The Democratic Party of Japan submitted a counterproposal Monday to the government's postal privatization bills, pledging to abolish the postal life insurance and a postal deposit certificate system by Oct. 1, 2007.

The House of Representatives will start deliberating both sets of bills in a plenary session Thursday.

The DPJ hopes its package helps it regain credibility as a reformist party following its lopsided defeat in the Sept. 11 Lower House election.

Opposition to Prime Minister Junichiro Koizumi's postal reform plan has been cited as the main reason the DPJ fared so poorly.

The party's new bill advocates no longer accepting new deposits into the postal system's "teigaku" savings system nor accepting new customers in the life insurance business by the end of September 2007, while gradually halving the limit on the overall amount of postal savings per depositor to 5 million yen.

Under the DPJ's proposal, Japan Post would remain in charge of mail delivery and own 100 percent of a postal savings firm and numerous postal life insurance entities to be launched when privatization starts Oct. 1, 2007.

Japan Post would keep its postal savings stake but ensure that the life insurance entities are completely privatized by October 2012 by disposing all of their shares.

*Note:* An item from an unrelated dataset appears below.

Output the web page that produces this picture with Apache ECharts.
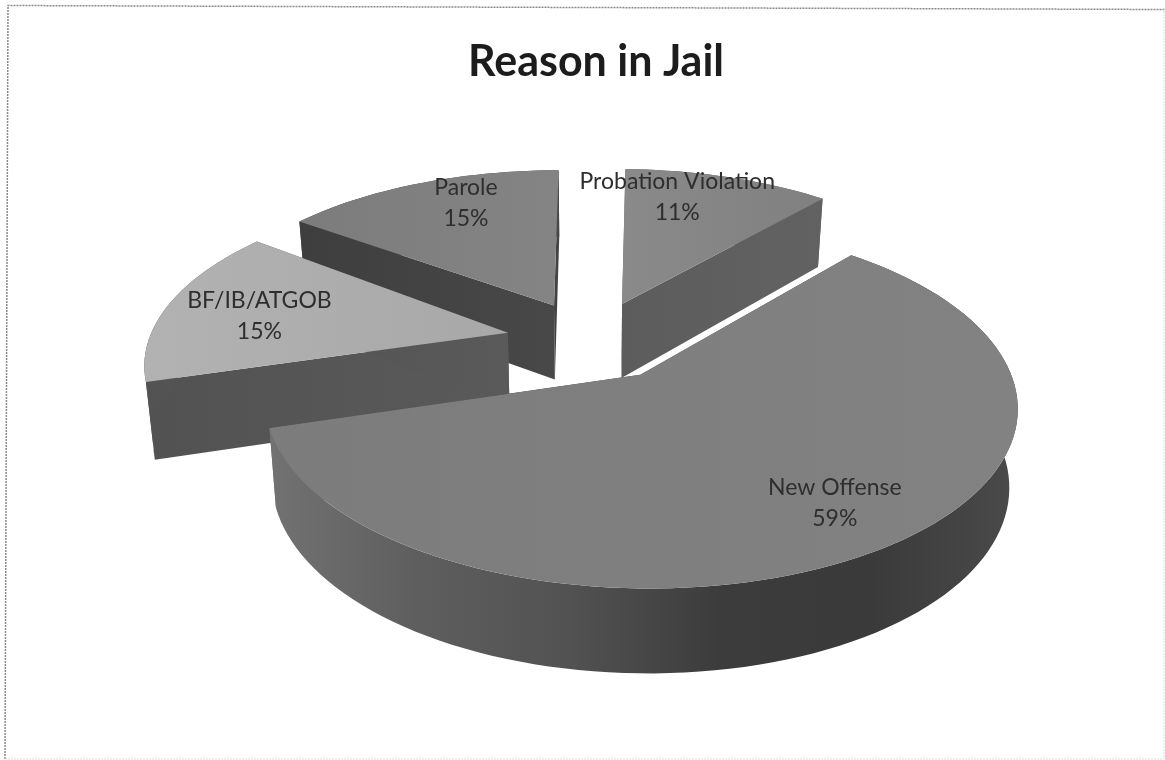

Earlier in the day, the ruling Liberal Democratic Party and the government agreed to collaborate on getting their own bills through the Diet by the middle of the month. The bills are expected to sail through the Diet on the strength of the ruling coalition's two-thirds majority in the Lower House.

Under the government's bills, Japan Post would be broken up on Oct. 1, 2007, into four entities -- one each to oversee mail delivery, insurance, savings and over-the-counter services.